Positive vs Negative Progressions
Negative progressions (Martingale, D'Alembert) increase bets after losses. They aim to recover losses quickly but require more bankroll and carry tail risk.
Positive progressions (Paroli, 1-3-2-6) increase bets after wins. They capitalize on streaks and limit downside — you only lose your base bet when the streak ends. They're more bankroll-friendly and psychologically easier to sustain, but their profit depends on catching winning runs.
Neither changes EV. Positive progressions are generally preferred for recreation because the downside is bounded and the upside is occasionally dramatic — more entertainment value per dollar wagered.

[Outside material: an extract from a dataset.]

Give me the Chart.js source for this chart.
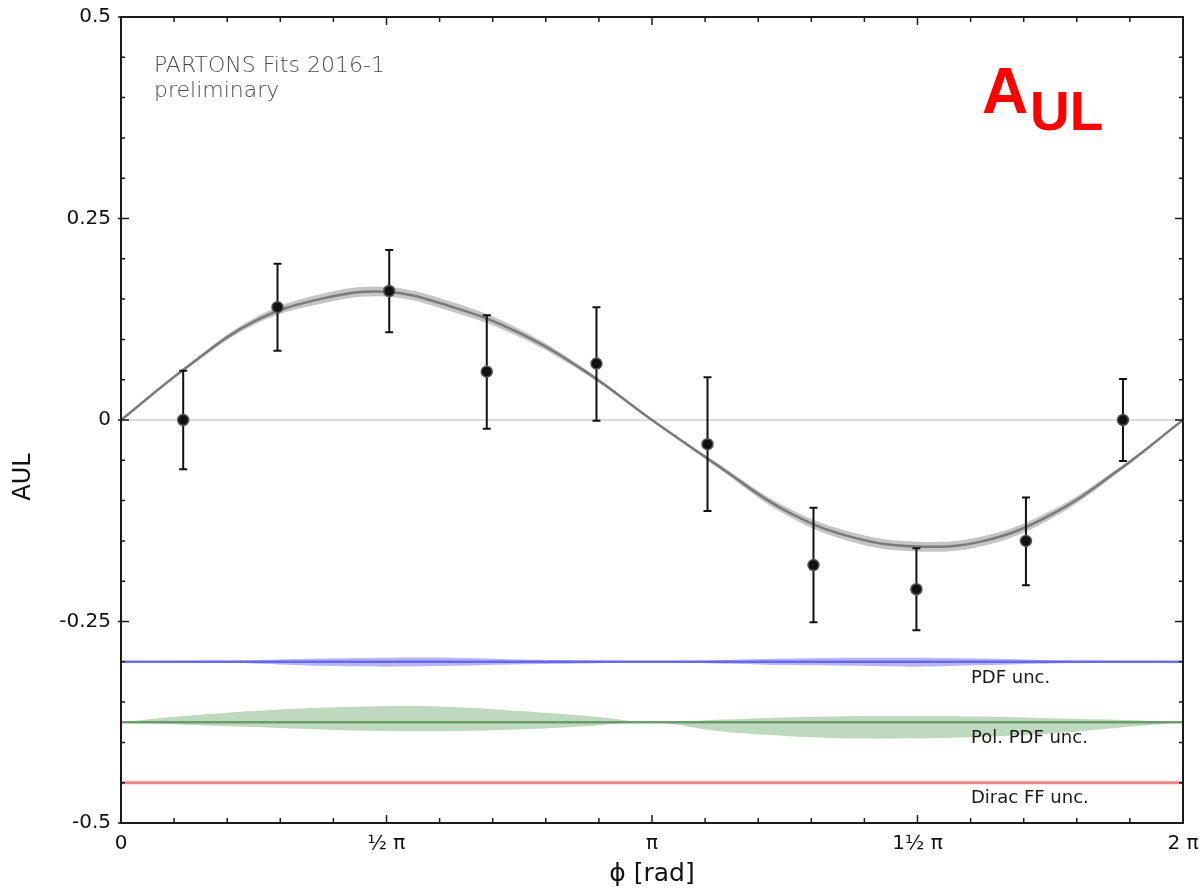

The One Betting System That Works: Counting
Card counting is the only bet-sizing approach that demonstrably improves expected value. By tracking the ratio of tens to non-tens in the remaining shoe, a counter knows when the deck is favorable and raises their bet. When the count is neutral or negative, they bet minimum.
This is not a betting "system" in the progression sense — it is a bet-sizing strategy informed by actual information about the remaining deck composition. The advantage comes from information, not from the pattern of prior hands. See the card counting guide for the full methodology.
What Betting Systems Are Actually Useful For
Even without EV impact, a structured betting approach can serve legitimate purposes:
- Bankroll management: Flat betting a fixed percentage of your session bankroll prevents ruin from a single bad streak.
- Session discipline: Defined win and loss limits combined with flat betting ensure you leave with money.
- Entertainment calibration: A Paroli or 1-3-2-6 system creates structured excitement in winning streaks without the catastrophic tail risk of the Martingale.
The best bankroll approach for a basic strategy player: flat bet 1–2% of session bankroll per hand, set a stop-loss at 50% of buy-in, and walk when you've doubled or reached your time limit.